Rabu, Mei 13, 2015

Skenario Kita -Aku dan Kamu-

Bukan hanya satu, tetapi hampir setiap mulut yang mengenal kita selalu mengatakan hal yang serupa. Meski semua muncul dari berbagai jenis dan macam kalimat, tetapi intinya tetaplah itu dan itu saja. Aku adalah seorang yang beruntung, begitu pikir mereka. Tentu saja mulut-mulut itu bisa menilai hanya dari luar, sekedar membaca dari apa yang mereka lihat, hanya menerjemahkan sesuatu yang terjadi di depan mata mereka tanpa mereka peduli bagaimana skenario sebenarnya yang mereka anggap lancar dan baik itu bisa berjalan. Aku dan kamu sangat mengetahui, ada sesuatu di balik terciptanya cerita yang tampak harmonis tanpa pernah ada goncangan masalah. Seandainya kita berdua mendengar secara langsung apa yang mereka dapat simpulkan dari semua penglihatan, aku yakin kita akan sama-sama tersenyum, kemudian saling menatap sejenak, lalu menarik napas yang sangat dalam atas kesalahan mereka dalam memberi penilaian. Benarkan? Seolah hal yang kita lakukan itu adalah kontra atas semua yang mereka lihat dan ceritakan.

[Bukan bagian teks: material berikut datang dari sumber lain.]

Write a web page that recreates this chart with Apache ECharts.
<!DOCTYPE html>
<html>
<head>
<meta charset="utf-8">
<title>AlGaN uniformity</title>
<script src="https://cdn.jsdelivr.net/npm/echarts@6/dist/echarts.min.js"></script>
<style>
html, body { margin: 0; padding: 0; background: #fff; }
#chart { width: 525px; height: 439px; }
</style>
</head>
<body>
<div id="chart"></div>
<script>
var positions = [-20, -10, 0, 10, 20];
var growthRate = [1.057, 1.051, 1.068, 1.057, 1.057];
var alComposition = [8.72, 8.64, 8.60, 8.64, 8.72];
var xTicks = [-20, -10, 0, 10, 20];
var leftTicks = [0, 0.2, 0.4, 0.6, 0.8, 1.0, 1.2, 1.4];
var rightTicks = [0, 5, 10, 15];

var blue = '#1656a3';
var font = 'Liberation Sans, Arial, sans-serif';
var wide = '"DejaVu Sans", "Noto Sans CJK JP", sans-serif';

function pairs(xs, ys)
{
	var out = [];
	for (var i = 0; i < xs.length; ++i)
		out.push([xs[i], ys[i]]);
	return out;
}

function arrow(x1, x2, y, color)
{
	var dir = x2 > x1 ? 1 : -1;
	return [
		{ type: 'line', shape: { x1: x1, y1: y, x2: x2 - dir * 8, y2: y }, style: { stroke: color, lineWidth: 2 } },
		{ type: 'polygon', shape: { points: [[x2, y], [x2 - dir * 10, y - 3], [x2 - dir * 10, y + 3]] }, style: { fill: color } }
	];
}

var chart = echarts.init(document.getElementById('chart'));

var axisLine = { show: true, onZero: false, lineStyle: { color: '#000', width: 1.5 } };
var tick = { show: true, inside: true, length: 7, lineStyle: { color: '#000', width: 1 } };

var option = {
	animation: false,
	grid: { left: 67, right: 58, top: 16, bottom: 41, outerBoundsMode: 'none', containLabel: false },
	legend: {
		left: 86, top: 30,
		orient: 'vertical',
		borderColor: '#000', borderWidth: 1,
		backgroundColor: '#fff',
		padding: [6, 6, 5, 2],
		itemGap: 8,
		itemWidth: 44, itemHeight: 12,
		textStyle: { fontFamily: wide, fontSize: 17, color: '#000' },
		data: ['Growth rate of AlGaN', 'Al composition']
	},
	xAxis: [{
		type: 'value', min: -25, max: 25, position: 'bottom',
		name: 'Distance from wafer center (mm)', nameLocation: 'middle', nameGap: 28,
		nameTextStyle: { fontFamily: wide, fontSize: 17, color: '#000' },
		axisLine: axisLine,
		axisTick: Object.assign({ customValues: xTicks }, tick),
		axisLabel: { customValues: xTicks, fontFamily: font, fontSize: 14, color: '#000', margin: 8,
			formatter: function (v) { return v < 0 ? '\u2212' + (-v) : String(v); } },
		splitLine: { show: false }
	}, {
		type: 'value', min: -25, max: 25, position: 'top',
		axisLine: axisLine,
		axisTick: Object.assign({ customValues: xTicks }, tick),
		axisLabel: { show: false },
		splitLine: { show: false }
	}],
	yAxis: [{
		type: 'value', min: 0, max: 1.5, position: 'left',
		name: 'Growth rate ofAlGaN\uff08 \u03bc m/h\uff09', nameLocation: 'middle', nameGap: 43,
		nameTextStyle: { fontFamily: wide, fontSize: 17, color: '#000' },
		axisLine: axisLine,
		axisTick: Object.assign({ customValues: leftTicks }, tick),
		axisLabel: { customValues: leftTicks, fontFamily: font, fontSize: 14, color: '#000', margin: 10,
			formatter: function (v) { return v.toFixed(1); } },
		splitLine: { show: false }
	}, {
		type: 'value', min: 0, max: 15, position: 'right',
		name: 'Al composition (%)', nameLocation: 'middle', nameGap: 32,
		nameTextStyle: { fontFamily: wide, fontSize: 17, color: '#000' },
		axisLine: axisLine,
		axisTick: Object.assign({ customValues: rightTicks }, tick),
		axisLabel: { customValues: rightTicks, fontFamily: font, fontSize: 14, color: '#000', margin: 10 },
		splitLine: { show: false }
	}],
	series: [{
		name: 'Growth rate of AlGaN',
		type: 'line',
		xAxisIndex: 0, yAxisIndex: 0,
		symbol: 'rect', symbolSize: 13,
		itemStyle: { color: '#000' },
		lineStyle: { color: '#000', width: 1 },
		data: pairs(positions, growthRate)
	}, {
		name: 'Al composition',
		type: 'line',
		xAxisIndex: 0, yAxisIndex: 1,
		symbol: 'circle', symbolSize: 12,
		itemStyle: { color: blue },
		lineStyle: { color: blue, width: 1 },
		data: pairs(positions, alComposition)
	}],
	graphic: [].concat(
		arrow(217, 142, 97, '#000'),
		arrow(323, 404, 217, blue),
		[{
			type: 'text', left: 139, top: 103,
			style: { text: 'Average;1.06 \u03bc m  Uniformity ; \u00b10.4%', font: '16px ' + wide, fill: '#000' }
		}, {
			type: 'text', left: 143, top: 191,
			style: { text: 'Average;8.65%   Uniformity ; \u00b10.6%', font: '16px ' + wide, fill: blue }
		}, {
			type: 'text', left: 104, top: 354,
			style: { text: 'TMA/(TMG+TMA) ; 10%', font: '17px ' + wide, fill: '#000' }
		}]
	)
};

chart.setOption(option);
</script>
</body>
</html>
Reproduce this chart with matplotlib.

Kita -mungkin lebih baik aku mengubahnya menjadi aku dan kamu- bukan tidak pernah menginjak benang kusut, dan bahkan hanya karena masalah sepele dan sangat kecil aku dan kamu menciptakan rasa kesal masing-masing yang jauh lebih rumit dari sekedar benang kusut. Bahwa bahagia yang tampak di balik damainya cerita yang aku dan kamu buat adalah sebuah topeng yang tidak sengaja terpakai. Keadaan, kesibukan, dan berbagai cerita lain di luar cinta dan kasih sayang membuat aku dan kamu seolah saling paham dan saling mengerti. Tentang bagaimana cara menjaga perasaan, bagaimana memahami keinginan masing-masing, dan bagaimana mencari jalan keluar atas keinginan yang tidak dapat kita capai, maksudku aku dan kamu. Begitukah? 

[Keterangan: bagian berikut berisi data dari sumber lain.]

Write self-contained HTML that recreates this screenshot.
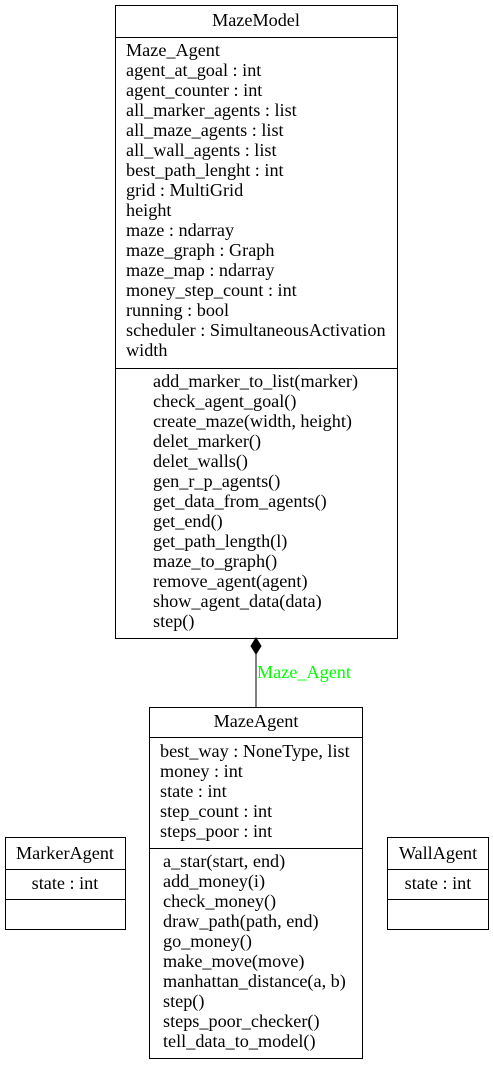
<!DOCTYPE html>
<html><head><meta charset="utf-8"><style>
html,body{margin:0;padding:0;background:#fff;}
svg{display:block;}
text{font-family:"Liberation Serif",serif;font-size:18.2px;fill:#000;}
</style></head><body>
<svg width="493" height="1065" viewBox="0 0 493 1065" xmlns="http://www.w3.org/2000/svg">
<rect x="0" y="0" width="493" height="1065" fill="#fff"/>
<rect x="115.5" y="5.5" width="282" height="633" fill="none" stroke="#000"/>
<line x1="115.5" y1="37.5" x2="397.5" y2="37.5" stroke="#000"/>
<line x1="115.5" y1="368.5" x2="397.5" y2="368.5" stroke="#000"/>
<text x="256" y="26" text-anchor="middle">MazeModel</text>
<g>
<text x="126" y="56">Maze_Agent</text>
<text x="126" y="76">agent_at_goal : int</text>
<text x="126" y="96">agent_counter : int</text>
<text x="126" y="116">all_marker_agents : list</text>
<text x="126" y="136">all_maze_agents : list</text>
<text x="126" y="156">all_wall_agents : list</text>
<text x="126" y="176">best_path_lenght : int</text>
<text x="126" y="196">grid : MultiGrid</text>
<text x="126" y="216">height</text>
<text x="126" y="236">maze : ndarray</text>
<text x="126" y="256">maze_graph : Graph</text>
<text x="126" y="276">maze_map : ndarray</text>
<text x="126" y="296">money_step_count : int</text>
<text x="126" y="316">running : bool</text>
<text x="126" y="336">scheduler : SimultaneousActivation</text>
<text x="126" y="356">width</text>
</g>
<g>
<text x="153" y="387">add_marker_to_list(marker)</text>
<text x="153" y="407">check_agent_goal()</text>
<text x="153" y="427">create_maze(width, height)</text>
<text x="153" y="447">delet_marker()</text>
<text x="153" y="467">delet_walls()</text>
<text x="153" y="487">gen_r_p_agents()</text>
<text x="153" y="507">get_data_from_agents()</text>
<text x="153" y="527">get_end()</text>
<text x="153" y="547">get_path_length(l)</text>
<text x="153" y="567">maze_to_graph()</text>
<text x="153" y="587">remove_agent(agent)</text>
<text x="153" y="607">show_agent_data(data)</text>
<text x="153" y="627">step()</text>
</g>
<line x1="256" y1="654" x2="256" y2="707" stroke="#000"/>
<polygon points="256,638 261,646 256,654 251,646" fill="#000" stroke="#000"/>
<text x="257" y="678" style="fill:#00ff00">Maze_Agent</text>
<rect x="149.5" y="707.5" width="213" height="351" fill="none" stroke="#000"/>
<line x1="149.5" y1="737.5" x2="362.5" y2="737.5" stroke="#000"/>
<line x1="149.5" y1="848.5" x2="362.5" y2="848.5" stroke="#000"/>
<text x="256" y="727" text-anchor="middle">MazeAgent</text>
<text x="160" y="757">best_way : NoneType, list</text>
<text x="160" y="777">money : int</text>
<text x="160" y="797">state : int</text>
<text x="160" y="817">step_count : int</text>
<text x="160" y="837">steps_poor : int</text>
<text x="163" y="867">a_star(start, end)</text>
<text x="163" y="887">add_money(i)</text>
<text x="163" y="907">check_money()</text>
<text x="163" y="927">draw_path(path, end)</text>
<text x="163" y="947">go_money()</text>
<text x="163" y="967">make_move(move)</text>
<text x="163" y="987">manhattan_distance(a, b)</text>
<text x="163" y="1007">step()</text>
<text x="163" y="1027">steps_poor_checker()</text>
<text x="163" y="1047">tell_data_to_model()</text>
<rect x="5.5" y="837.5" width="120" height="92" fill="none" stroke="#000"/>
<line x1="5.5" y1="869.5" x2="125.5" y2="869.5" stroke="#000"/>
<line x1="5.5" y1="899.5" x2="125.5" y2="899.5" stroke="#000"/>
<text x="65" y="859" text-anchor="middle">MarkerAgent</text>
<text x="65" y="889" text-anchor="middle">state : int</text>
<rect x="387.5" y="837.5" width="101" height="92" fill="none" stroke="#000"/>
<line x1="387.5" y1="869.5" x2="488.5" y2="869.5" stroke="#000"/>
<line x1="387.5" y1="899.5" x2="488.5" y2="899.5" stroke="#000"/>
<text x="438" y="859" text-anchor="middle">WallAgent</text>
<text x="438" y="889" text-anchor="middle">state : int</text>
</svg>
</body></html>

Mungkin sebagian hal benar begitu adanya. Aku dan kamu mencari jalan keluar bersama meski hanya untuk keinginan-keinginan sederhana yang tidak bisa terlaksana. Dan itu sebenarnya adalah sangat jarang terjadi. Kita punya ego yang sulit untuk di bendung -maksudku aku-. Itulah faktor yang harus bertanggung jawab atas ketidakharmonisan yang mengguncang cerita akhir-akhir ini. Entah mengapa bisa demikian, padahal hati yang isinya sudah penuh dengan namamu ini kadang tidak mau untuk bekerjasama barang sejenak. Keinginan yang dipunyainya harus terwujut. Dan tahukah kamu apa sebenarnya keinginan hati yang kadar egonya bisa berubah menjadi sangat tinggi melebihi apapun itu? 

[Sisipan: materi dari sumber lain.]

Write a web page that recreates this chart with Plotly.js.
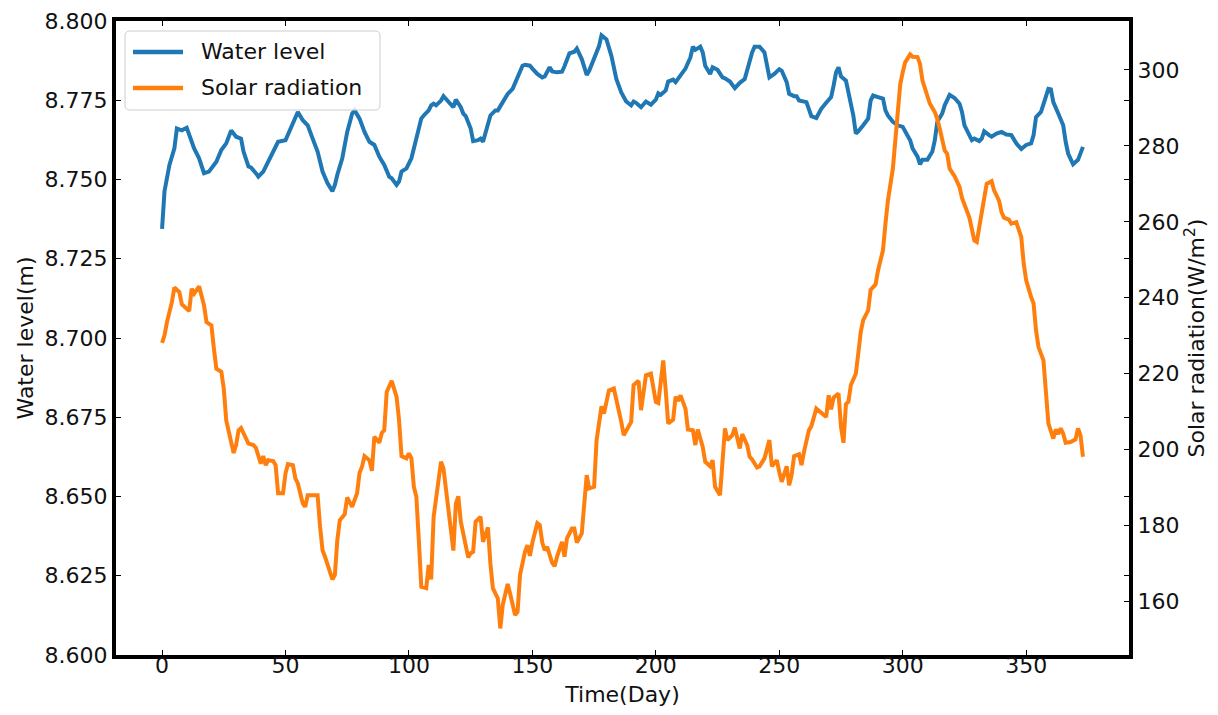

Itulah dia pertemuan. Hanya sesederhana itu. Tidak masuk akal kadang, ketika rindu terlampau merajalelai pengertian. Meski hanya dalam pertemuan-pertemuan sederhana, tetapi itulah egoisme dari rasa yang selalu ingin bertemu. Pahamilah agak secuil, bahwasanya ketika kata rindu tiba-tiba terucap, itulah paksaan untuk bisa bertemu, sebagai bukti bahwa tidak ada permainan dalam skenario cinta yang sedang kita mainkan.